This study investigated the growth of ant corpse piles by developing an agent-based model. In the model, the probability for whether an ant dropped the corpse it was carrying depended on whether there was another ant at the same location. The resulting model reproduced phenomena observed in the pile growth of real ants13. In the model, many small clusters of corpses were produced at an early stage, but after the number of piles reached a maximum value, some piles grew and others disappeared through a process of autocatalytic cluster formation.

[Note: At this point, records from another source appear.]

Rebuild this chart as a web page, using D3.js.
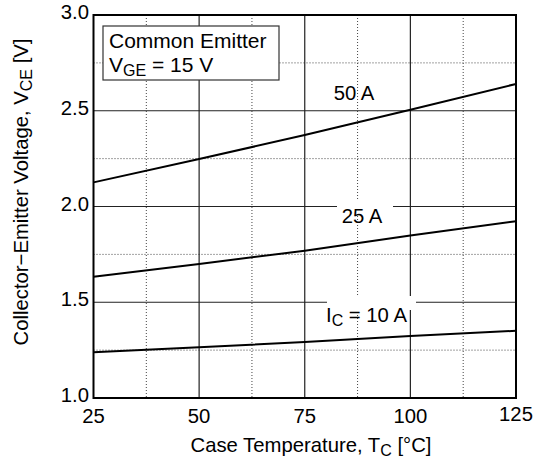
<!DOCTYPE html>
<html>
<head>
<meta charset="utf-8">
<script src="https://cdn.jsdelivr.net/npm/d3@7"></script>
<style>
  body { margin: 0; background: #fff; }
  svg { display: block; font-family: "Liberation Sans", Arial, sans-serif; }
</style>
</head>
<body>
<div id="chart"></div>
<script>
// Case temperature (x) and collector-emitter voltage per collector current
var temps = [25, 50, 75, 100, 125];
var vce50 = [2.126, 2.248, 2.373, 2.505, 2.64];
var vce25 = [1.633, 1.700, 1.769, 1.848, 1.923];
var vce10 = [1.239, 1.265, 1.292, 1.324, 1.351];
var seriesNames = ["50 A", "25 A", "10 A"];

var xTicks = [25, 50, 75, 100, 125];
var xMinor = [37.5, 62.5, 87.5, 112.5];
var yTicks = [1.0, 1.5, 2.0, 2.5, 3.0];
var yMinor = [1.25, 1.75, 2.25, 2.75];

function draw() {
  var width = 535, height = 460;
  var left = 93.5, right = 516, top = 15, bottom = 398;

  var xScale = d3.scaleLinear().domain([25, 125]).range([left, right]);
  var yScale = d3.scaleLinear().domain([1, 3]).range([bottom, top]);

  var svg = d3.select("#chart").append("svg")
      .attr("width", width)
      .attr("height", height);

  // minor dotted grid
  svg.append("g").selectAll("line").data(xMinor).enter().append("line")
      .attr("x1", d => xScale(d)).attr("x2", d => xScale(d))
      .attr("y1", top).attr("y2", bottom)
      .attr("stroke", "#444").attr("stroke-width", 1).attr("stroke-dasharray", "1,2");
  svg.append("g").selectAll("line").data(yMinor).enter().append("line")
      .attr("x1", left).attr("x2", right)
      .attr("y1", d => yScale(d)).attr("y2", d => yScale(d))
      .attr("stroke", "#444").attr("stroke-width", 1).attr("stroke-dasharray", "1,2");

  // major solid grid
  svg.append("g").selectAll("line").data(xTicks.slice(1, -1)).enter().append("line")
      .attr("x1", d => xScale(d)).attr("x2", d => xScale(d))
      .attr("y1", top).attr("y2", bottom)
      .attr("stroke", "#222").attr("stroke-width", 1.2);
  svg.append("g").selectAll("line").data(yTicks.slice(1, -1)).enter().append("line")
      .attr("x1", left).attr("x2", right)
      .attr("y1", d => yScale(d)).attr("y2", d => yScale(d))
      .attr("stroke", "#222").attr("stroke-width", 1.2);

  // curves
  var line = d3.line()
      .x((d, i) => xScale(temps[i]))
      .y(d => yScale(d));
  svg.append("g").selectAll("path").data([vce50, vce25, vce10]).enter().append("path")
      .attr("d", d => line(d))
      .attr("fill", "none")
      .attr("stroke", "#000")
      .attr("stroke-width", 2);

  // frame
  svg.append("rect")
      .attr("x", left).attr("y", top)
      .attr("width", right - left).attr("height", bottom - top)
      .attr("fill", "none").attr("stroke", "#000").attr("stroke-width", 2);

  var fs = 20.3, sub = 16;

  // tick labels
  svg.append("g").selectAll("text").data(xTicks).enter().append("text")
      .attr("x", d => xScale(d))
      .attr("y", d => d === 125 ? 421 : 423)
      .attr("text-anchor", "middle")
      .attr("font-size", fs)
      .text(d => d);
  svg.append("g").selectAll("text").data(yTicks).enter().append("text")
      .attr("x", 89)
      .attr("y", d => yScale(d) + 4)
      .attr("text-anchor", "end")
      .attr("font-size", fs)
      .text(d => d.toFixed(1));

  // axis titles
  var xt = svg.append("text")
      .attr("x", 311).attr("y", 452)
      .attr("text-anchor", "middle")
      .attr("font-size", fs);
  xt.append("tspan").text("Case Temperature, T");
  xt.append("tspan").attr("font-size", sub).attr("dy", 4).text("C");
  xt.append("tspan").attr("dy", -4).text(" [°C]");

  var yt = svg.append("text")
      .attr("transform", "translate(28,192) rotate(-90)")
      .attr("text-anchor", "middle")
      .attr("font-size", fs);
  yt.append("tspan").text("Collector\u2212Emitter Voltage,  V");
  yt.append("tspan").attr("font-size", sub).attr("dy", 4).text("CE");
  yt.append("tspan").attr("dy", -4).text(" [V]");

  // legend box
  svg.append("rect")
      .attr("x", 103).attr("y", 26).attr("width", 176).attr("height", 54)
      .attr("fill", "#fff").attr("stroke", "#333").attr("stroke-width", 1.2);
  svg.append("text").attr("x", 109).attr("y", 48).attr("font-size", 21).text("Common Emitter");
  var vg = svg.append("text").attr("x", 109).attr("y", 72).attr("font-size", 21);
  vg.append("tspan").text("V");
  vg.append("tspan").attr("font-size", sub).attr("dy", 4).text("GE");
  vg.append("tspan").attr("dy", -4).text(" = 15 V");

  // series labels
  svg.append("text").attr("x", 354).attr("y", 100).attr("text-anchor", "middle")
      .attr("font-size", fs).text(seriesNames[0]);

  svg.append("rect").attr("x", 337).attr("y", 200).attr("width", 56).attr("height", 14).attr("fill", "#fff");
  svg.append("text").attr("x", 362).attr("y", 223).attr("text-anchor", "middle")
      .attr("font-size", fs).text(seriesNames[1]);

  svg.append("rect").attr("x", 327).attr("y", 296).attr("width", 89).attr("height", 14).attr("fill", "#fff");
  var ic = svg.append("text").attr("x", 326).attr("y", 322).attr("font-size", fs);
  ic.append("tspan").text("I");
  ic.append("tspan").attr("font-size", sub).attr("dy", 4).text("C");
  ic.append("tspan").attr("dy", -4).text(" = " + seriesNames[2]);
}

window.onload = draw;
</script>
</body>
</html>
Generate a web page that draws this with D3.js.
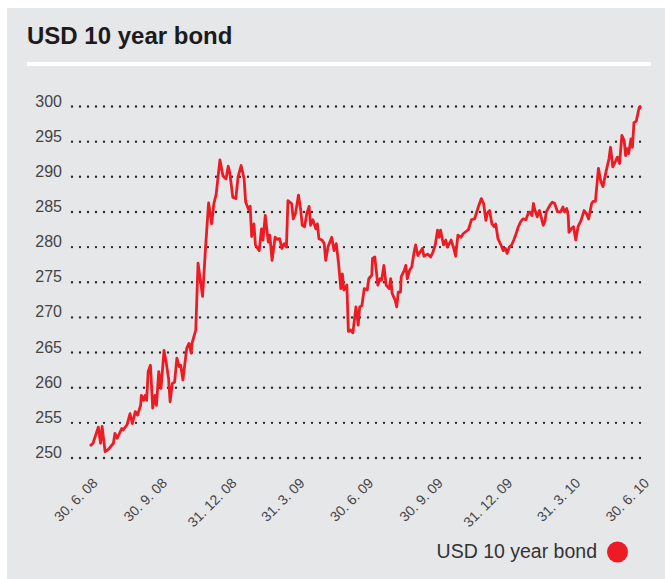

Models in previous studies have generally assumed phenomenological results and functions directly obtained from experimental studies2. However, recent studies of macro-behaviours have used a simple threshold rule rather than a complicated function29,30. Previous models have hypothesised that ants can accurately detect the number of corpses within their detection areas. In our models, the agents did not need to accurately detect the number of corpses within their corpses, which is a different assumption from previous studies. However, as shown in results obtained from the Threshold-only Model, it is not enough for the agents to use only a simple threshold rule. Agent–agent interactions, namely nest–mate presence, will enable agents to exhibit a more complex pattern at the macro-level. On the other hand, in the Interaction Model, the carrying agents do not always drop the corpse just because the local cluster of corpses exceeds the threshold, which might result in facilitating the growth of specific clusters and inhibiting the growth of others. Therefore, agent–agent interactions will make a difference with respect to the probability of dropping a corpse between these two models. In fact, this probability in the Interaction Model appears to reproduce the observed probability of dropping a corpse in the process of the formation of clusters of ant corpses. Although the agents randomly walk, their spatial distribution can be unbalanced, triggering the effect of nest–mate presence on the probability of drop. Therefore, nest–mate presence might be an important piece of information for ant workers to determine whether the pile growth is stable or temporal. This is because they cannot recognise whether a corpse pile at their location will grow without pause or decrease as time goes on. Some corpses within a pile may be carried away by agents before the pile has grown in size, whereas those that are not fully grown can become fragmented. Ant workers may present complex and collective patterns by effectively using such information combined with stigmergy.

In that regard, the present model may describe how to model the decision-making processes of ants involved in the growth of ant corpse piles. Although there is no direct evidence that nest–mate presence has an influence on the coordination of the probability of dropping corpses, such an effect may bridge the gap between threshold response at the micro-level and the spatial macro-pattern of ant cemeteries. In fact, the growth of ant cemeteries and their pattern formation seem to be influenced by the surrounding environment31,32; because individual ants adjust their behaviours to the environment. Furthermore, the performance of worker ants can be increased or decreased according to interactions with their nest-mates20. In the present model, the contribution of each ant to the construction of clusters was influenced by whether other ants were present at the cluster location. Such a strategy combined with stigmergy may explain the construction and the formation of ant cemeteries. Nest–mate interactions are known to regulate and facilitate some building activities in insects22,23, and similar behaviours have been observed in other aggregation behaviours by ants, such as bridge formation33,34. The varying contribution of individual ants may therefore be a key effect that explains the dynamics of ant cemeteries and their activity.